EXERCISE: Please output every line of the material as it stands, without the pictures.

MATERIAL:
####

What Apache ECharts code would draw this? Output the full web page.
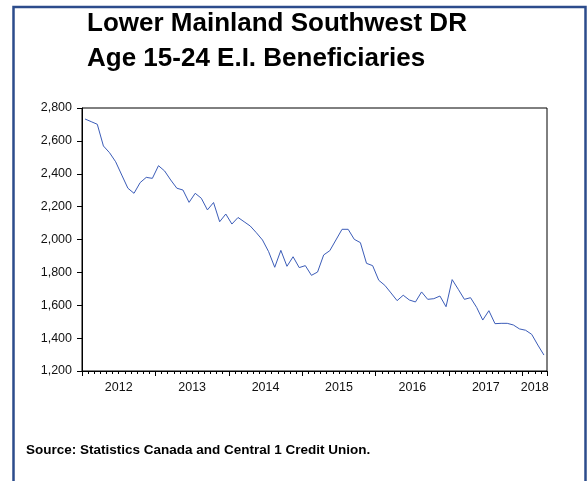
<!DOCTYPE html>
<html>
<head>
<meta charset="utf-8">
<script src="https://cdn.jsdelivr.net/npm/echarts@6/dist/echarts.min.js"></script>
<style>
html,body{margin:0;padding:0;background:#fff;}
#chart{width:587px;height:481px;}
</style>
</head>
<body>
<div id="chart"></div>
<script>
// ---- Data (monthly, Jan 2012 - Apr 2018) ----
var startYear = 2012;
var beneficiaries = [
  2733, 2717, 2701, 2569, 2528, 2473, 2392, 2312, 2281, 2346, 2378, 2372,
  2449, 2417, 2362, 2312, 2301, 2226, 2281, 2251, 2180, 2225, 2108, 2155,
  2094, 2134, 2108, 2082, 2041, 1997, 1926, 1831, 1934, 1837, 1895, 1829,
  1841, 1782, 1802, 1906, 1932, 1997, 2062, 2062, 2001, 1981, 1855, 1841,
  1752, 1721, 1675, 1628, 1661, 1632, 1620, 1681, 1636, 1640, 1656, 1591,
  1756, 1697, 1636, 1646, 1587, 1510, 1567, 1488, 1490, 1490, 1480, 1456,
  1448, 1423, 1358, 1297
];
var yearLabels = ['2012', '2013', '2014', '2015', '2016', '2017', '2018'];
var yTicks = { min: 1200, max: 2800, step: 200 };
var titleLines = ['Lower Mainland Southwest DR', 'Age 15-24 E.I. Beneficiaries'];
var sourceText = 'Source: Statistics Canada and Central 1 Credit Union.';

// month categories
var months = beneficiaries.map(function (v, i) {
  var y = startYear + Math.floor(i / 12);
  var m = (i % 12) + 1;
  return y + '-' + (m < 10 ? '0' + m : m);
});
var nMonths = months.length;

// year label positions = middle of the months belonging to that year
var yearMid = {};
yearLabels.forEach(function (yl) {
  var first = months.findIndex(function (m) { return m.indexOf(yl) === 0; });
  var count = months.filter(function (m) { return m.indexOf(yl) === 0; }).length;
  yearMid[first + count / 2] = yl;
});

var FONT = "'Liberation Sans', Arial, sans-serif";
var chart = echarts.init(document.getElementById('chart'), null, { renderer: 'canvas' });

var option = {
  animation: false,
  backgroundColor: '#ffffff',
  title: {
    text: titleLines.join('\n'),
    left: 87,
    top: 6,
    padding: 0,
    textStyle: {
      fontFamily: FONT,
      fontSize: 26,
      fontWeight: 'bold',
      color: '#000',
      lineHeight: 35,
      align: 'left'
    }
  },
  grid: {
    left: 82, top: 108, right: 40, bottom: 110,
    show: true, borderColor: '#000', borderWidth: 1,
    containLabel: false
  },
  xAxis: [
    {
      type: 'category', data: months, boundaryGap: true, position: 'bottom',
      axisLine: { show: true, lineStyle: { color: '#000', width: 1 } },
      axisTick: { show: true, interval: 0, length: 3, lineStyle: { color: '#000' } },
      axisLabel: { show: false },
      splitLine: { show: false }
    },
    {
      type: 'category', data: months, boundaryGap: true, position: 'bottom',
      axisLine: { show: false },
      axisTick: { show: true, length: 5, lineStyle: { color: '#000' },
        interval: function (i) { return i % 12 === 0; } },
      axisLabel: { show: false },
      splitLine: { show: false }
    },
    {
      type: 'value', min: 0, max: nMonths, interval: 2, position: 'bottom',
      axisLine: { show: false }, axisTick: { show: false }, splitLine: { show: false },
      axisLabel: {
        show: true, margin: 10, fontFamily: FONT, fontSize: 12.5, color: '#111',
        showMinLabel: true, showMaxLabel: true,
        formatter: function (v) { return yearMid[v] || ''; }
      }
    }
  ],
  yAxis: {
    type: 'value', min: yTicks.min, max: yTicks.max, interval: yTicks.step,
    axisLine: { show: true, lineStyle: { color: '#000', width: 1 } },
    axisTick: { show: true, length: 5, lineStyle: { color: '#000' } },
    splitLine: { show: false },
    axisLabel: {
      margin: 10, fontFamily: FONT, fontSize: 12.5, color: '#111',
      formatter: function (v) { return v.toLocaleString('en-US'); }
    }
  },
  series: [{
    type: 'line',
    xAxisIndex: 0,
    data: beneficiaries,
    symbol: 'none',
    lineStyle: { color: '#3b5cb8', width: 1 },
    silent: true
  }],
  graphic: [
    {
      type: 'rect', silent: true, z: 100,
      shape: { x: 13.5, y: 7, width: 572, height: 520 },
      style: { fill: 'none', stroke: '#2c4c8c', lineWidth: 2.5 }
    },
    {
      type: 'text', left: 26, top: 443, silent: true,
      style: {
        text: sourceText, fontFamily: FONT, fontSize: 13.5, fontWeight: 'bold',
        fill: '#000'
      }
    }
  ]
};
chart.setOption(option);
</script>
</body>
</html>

####

CORRECT RESULT:
What Apache ECharts code would draw this? Output the full web page.
<!DOCTYPE html>
<html>
<head>
<meta charset="utf-8">
<script src="https://cdn.jsdelivr.net/npm/echarts@6/dist/echarts.min.js"></script>
<style>
html,body{margin:0;padding:0;background:#fff;}
#chart{width:587px;height:481px;}
</style>
</head>
<body>
<div id="chart"></div>
<script>
// ---- Data (monthly, Jan 2012 - Apr 2018) ----
var startYear = 2012;
var beneficiaries = [
  2733, 2717, 2701, 2569, 2528, 2473, 2392, 2312, 2281, 2346, 2378, 2372,
  2449, 2417, 2362, 2312, 2301, 2226, 2281, 2251, 2180, 2225, 2108, 2155,
  2094, 2134, 2108, 2082, 2041, 1997, 1926, 1831, 1934, 1837, 1895, 1829,
  1841, 1782, 1802, 1906, 1932, 1997, 2062, 2062, 2001, 1981, 1855, 1841,
  1752, 1721, 1675, 1628, 1661, 1632, 1620, 1681, 1636, 1640, 1656, 1591,
  1756, 1697, 1636, 1646, 1587, 1510, 1567, 1488, 1490, 1490, 1480, 1456,
  1448, 1423, 1358, 1297
];
var yearLabels = ['2012', '2013', '2014', '2015', '2016', '2017', '2018'];
var yTicks = { min: 1200, max: 2800, step: 200 };
var titleLines = ['Lower Mainland Southwest DR', 'Age 15-24 E.I. Beneficiaries'];
var sourceText = 'Source: Statistics Canada and Central 1 Credit Union.';

// month categories
var months = beneficiaries.map(function (v, i) {
  var y = startYear + Math.floor(i / 12);
  var m = (i % 12) + 1;
  return y + '-' + (m < 10 ? '0' + m : m);
});
var nMonths = months.length;

// year label positions = middle of the months belonging to that year
var yearMid = {};
yearLabels.forEach(function (yl) {
  var first = months.findIndex(function (m) { return m.indexOf(yl) === 0; });
  var count = months.filter(function (m) { return m.indexOf(yl) === 0; }).length;
  yearMid[first + count / 2] = yl;
});

var FONT = "'Liberation Sans', Arial, sans-serif";
var chart = echarts.init(document.getElementById('chart'), null, { renderer: 'canvas' });

var option = {
  animation: false,
  backgroundColor: '#ffffff',
  title: {
    text: titleLines.join('\n'),
    left: 87,
    top: 6,
    padding: 0,
    textStyle: {
      fontFamily: FONT,
      fontSize: 26,
      fontWeight: 'bold',
      color: '#000',
      lineHeight: 35,
      align: 'left'
    }
  },
  grid: {
    left: 82, top: 108, right: 40, bottom: 110,
    show: true, borderColor: '#000', borderWidth: 1,
    containLabel: false
  },
  xAxis: [
    {
      type: 'category', data: months, boundaryGap: true, position: 'bottom',
      axisLine: { show: true, lineStyle: { color: '#000', width: 1 } },
      axisTick: { show: true, interval: 0, length: 3, lineStyle: { color: '#000' } },
      axisLabel: { show: false },
      splitLine: { show: false }
    },
    {
      type: 'category', data: months, boundaryGap: true, position: 'bottom',
      axisLine: { show: false },
      axisTick: { show: true, length: 5, lineStyle: { color: '#000' },
        interval: function (i) { return i % 12 === 0; } },
      axisLabel: { show: false },
      splitLine: { show: false }
    },
    {
      type: 'value', min: 0, max: nMonths, interval: 2, position: 'bottom',
      axisLine: { show: false }, axisTick: { show: false }, splitLine: { show: false },
      axisLabel: {
        show: true, margin: 10, fontFamily: FONT, fontSize: 12.5, color: '#111',
        showMinLabel: true, showMaxLabel: true,
        formatter: function (v) { return yearMid[v] || ''; }
      }
    }
  ],
  yAxis: {
    type: 'value', min: yTicks.min, max: yTicks.max, interval: yTicks.step,
    axisLine: { show: true, lineStyle: { color: '#000', width: 1 } },
    axisTick: { show: true, length: 5, lineStyle: { color: '#000' } },
    splitLine: { show: false },
    axisLabel: {
      margin: 10, fontFamily: FONT, fontSize: 12.5, color: '#111',
      formatter: function (v) { return v.toLocaleString('en-US'); }
    }
  },
  series: [{
    type: 'line',
    xAxisIndex: 0,
    data: beneficiaries,
    symbol: 'none',
    lineStyle: { color: '#3b5cb8', width: 1 },
    silent: true
  }],
  graphic: [
    {
      type: 'rect', silent: true, z: 100,
      shape: { x: 13.5, y: 7, width: 572, height: 520 },
      style: { fill: 'none', stroke: '#2c4c8c', lineWidth: 2.5 }
    },
    {
      type: 'text', left: 26, top: 443, silent: true,
      style: {
        text: sourceText, fontFamily: FONT, fontSize: 13.5, fontWeight: 'bold',
        fill: '#000'
      }
    }
  ]
};
chart.setOption(option);
</script>
</body>
</html>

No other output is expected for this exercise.